The costs of having children commute to schools in County Limerick had become an acute issue in the area after job losses in Dell and elsewhere in recent years, Ms Corcoran said.

Cllr Hannon said people had accused him of supporting a new school in Mungret at the expense of the viability of the planned expansion of Colaiste Chiarain in Croom - but he does not accept this.

“By the time Mungret comes online, the population will have increased anyway. I get emails accusing me of taking away from Croom but we are not. We are hopeful it won’t be delayed any further. It is badly needed in Croom and it was on the minister’s list to be built in 2013 anyway. The problem was the planning issues,” he said.

Ms Corcoran believes Croom and Mungret can complement one another and it was important for students not to let Croom or any other school become too big.
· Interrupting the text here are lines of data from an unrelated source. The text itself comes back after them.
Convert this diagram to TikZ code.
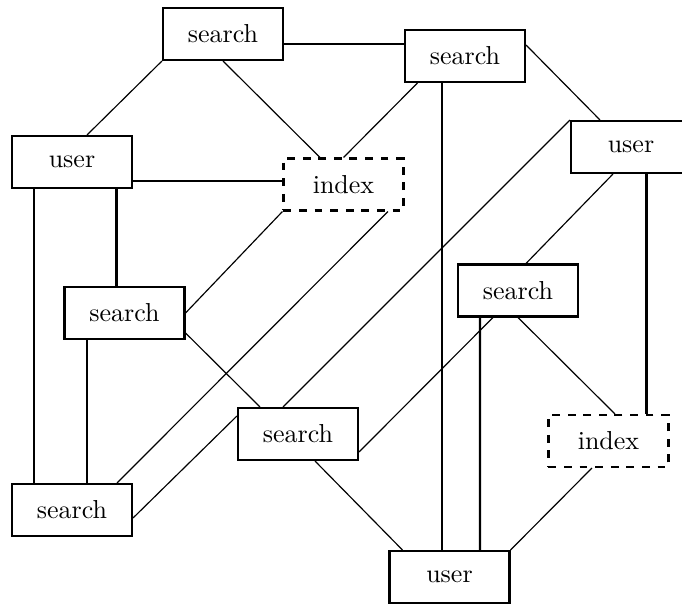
\documentclass[tikz,border=0pt]{standalone}
\usetikzlibrary{calc}

\begin{document}
\begin{tikzpicture}[
x=0.385pt, y=-0.385pt,
every node/.style={
draw,
line width=0.8pt,
minimum width=46.2pt,
minimum height=20pt,
inner sep=0pt
},
idx/.style={dashed},
bus/.style={line width=0.8pt},
link/.style={line width=0.45pt}
]
\path[use as bounding box, clip] (0,0) rectangle (682,608);

\node (s1) at (223,34) {search};
\node (s2) at (465,56) {search};
\node (u1) at (72,162) {user};
\node[idx] (i1) at (343.5,184.5) {index};
\node (u2) at (631,147) {user};
\node (s3) at (124.5,313) {search};
\node (s4) at (518,290.5) {search};
\node (s5) at (298,434) {search};
\node[idx] (i2) at (608.5,441) {index};
\node (s6) at (72,510) {search};
\node (u3) at (449.5,577) {user};

% straight links
\draw[bus] ($(s1.east)+(0,10)$) -- ($(s2.west)+(0,-12)$);
\draw[bus] ($(u1.east)+(0,19)$) -- ($(i1.west)+(0,-3.5)$);
\draw[bus] ($(u1.south)+(-38,0)$) -- ($(s6.north)+(-38,0)$);
\draw[bus] ($(u1.south)+(44.5,0)$) -- ($(s3.north)+(-8,0)$);
\draw[bus] ($(s3.south)+(-37.5,0)$) -- ($(s6.north)+(15,0)$);
\draw[bus] ($(s2.south)+(-23,0)$) -- ($(u3.north)+(-7.5,0)$);
\draw[bus] ($(s4.south)+(-38,0)$) -- ($(u3.north)+(30.5,0)$);
\draw[bus] ($(u2.south)+(15.5,0)$) -- ($(i2.north)+(38,0)$);

% diagonal links
\draw[link] (s1.south west) -- ($(u1.north)+(15,0)$);
\draw[link] (s1.south) -- ($(i1.north)+(-23.5,0)$);
\draw[link] ($(s2.south west)+(13.5,0)$) -- (i1.north);
\draw[link] ($(s2.east)+(0,-11)$) -- ($(u2.north)+(-31,0)$);
\draw[link] (u2.north west) -- ($(s5.north)+(-15,0)$);
\draw[link] ($(u2.south)+(-18,0)$) -- ($(s4.north)+(8,0)$);
\draw[link] (i1.south west) -- (s3.east);
\draw[link] ($(i1.south)+(44.5,0)$) -- ($(s6.north east)+(-16,0)$);
\draw[link] ($(s3.east)+(0,20)$) -- ($(s5.north)+(-38,0)$);
\draw[link] ($(s4.south)+(-25,0)$) -- ($(s5.east)+(0,18)$);
\draw[link] (s4.south) -- ($(i2.north)+(6.5,0)$);
\draw[link] ($(s5.north west)+(0,9)$) -- ($(s6.east)+(0,8)$);
\draw[link] ($(s5.south)+(17,0)$) -- ($(u3.north west)+(14,0)$);
\draw[link] ($(i2.south)+(-16.5,0)$) -- (u3.north east);

\end{tikzpicture}
\end{document}
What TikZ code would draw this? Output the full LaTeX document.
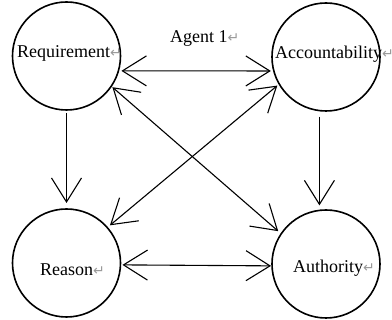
\documentclass[tikz,border=0pt]{standalone}
\usepackage{fontspec}
\setmainfont{Liberation Serif}
\newfontfamily\symfont{DejaVu Sans}
\usetikzlibrary{arrows.meta}
\newcommand\retmark{{\symfont\fontsize{14}{14}\selectfont\color{gray!80}↵}}
\begin{document}
\begin{tikzpicture}[x=1pt,y=1pt,
  concept/.style={circle,draw,line width=1.6pt,minimum size=108pt,inner sep=0pt,outer sep=0pt},
  lbl/.style={anchor=base west,inner sep=0pt,font=\fontsize{18}{18}\selectfont},
  barb/.tip={Straight Barb[length=24pt,width=30pt]},
  link/.style={line width=1.1pt,barb-barb},
  flow/.style={line width=1.1pt,-barb}]
\useasboundingbox (0,0) rectangle (392,320);
% the four concepts
\node[concept] (req) at (66.5,264) {};
\node[concept] (acc) at (326,263) {};
\node[concept] (rea) at (66.5,57) {};
\node[concept] (aut) at (326,56) {};
% their names
\node[lbl] (req-t) at (17,262) {Requirement\retmark};
\node[lbl] (acc-t) at (275,261) {Accountability\retmark};
\node[lbl] (rea-t) at (40,44) {Reason\retmark};
\node[lbl] (aut-t) at (293,47) {Authority\retmark};
\node[lbl] (agent) at (170,277) {Agent 1\retmark};
% relations
\draw[link,shorten <=3pt,shorten >=3pt] (req.-16) -- (acc.195);
\draw[link,shorten <=2pt,shorten >=1pt] (rea.-2) -- (aut.182);
\draw[flow,shorten <=3pt,shorten >=6pt] (req.south) -- (rea.north);
\draw[flow,shorten <=6pt,shorten >=5pt] (acc.263) -- (aut.97);
\draw[link,shorten <=1.5pt,shorten >=4pt] (req.-34) -- (aut.146);
\draw[link,shorten <=2.5pt,shorten >=3.5pt] (acc.-150) -- (rea.41.5);
\end{tikzpicture}
\end{document}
Besides, Ms Corcoran said, it was appropriate to have children go to school in their own community.

“Children should be able to walk or cycle to school if the government is serious about the obesity problem. Schools should be part of the local social structure rather than children spending inordinate amounts of time commuting and not being engaged in their own local community,” she said.

Ms Corcoran, who stressed she was not a member of any political party, said parents were grateful for the assistance of Cllr Hannon and other politicians who had helped their campaign.

“I don’t know how far we could have got without Tomas because when you are a novice in how local government and the system works, it is incredibly tricky to go about trying to get something like a school going,” she said.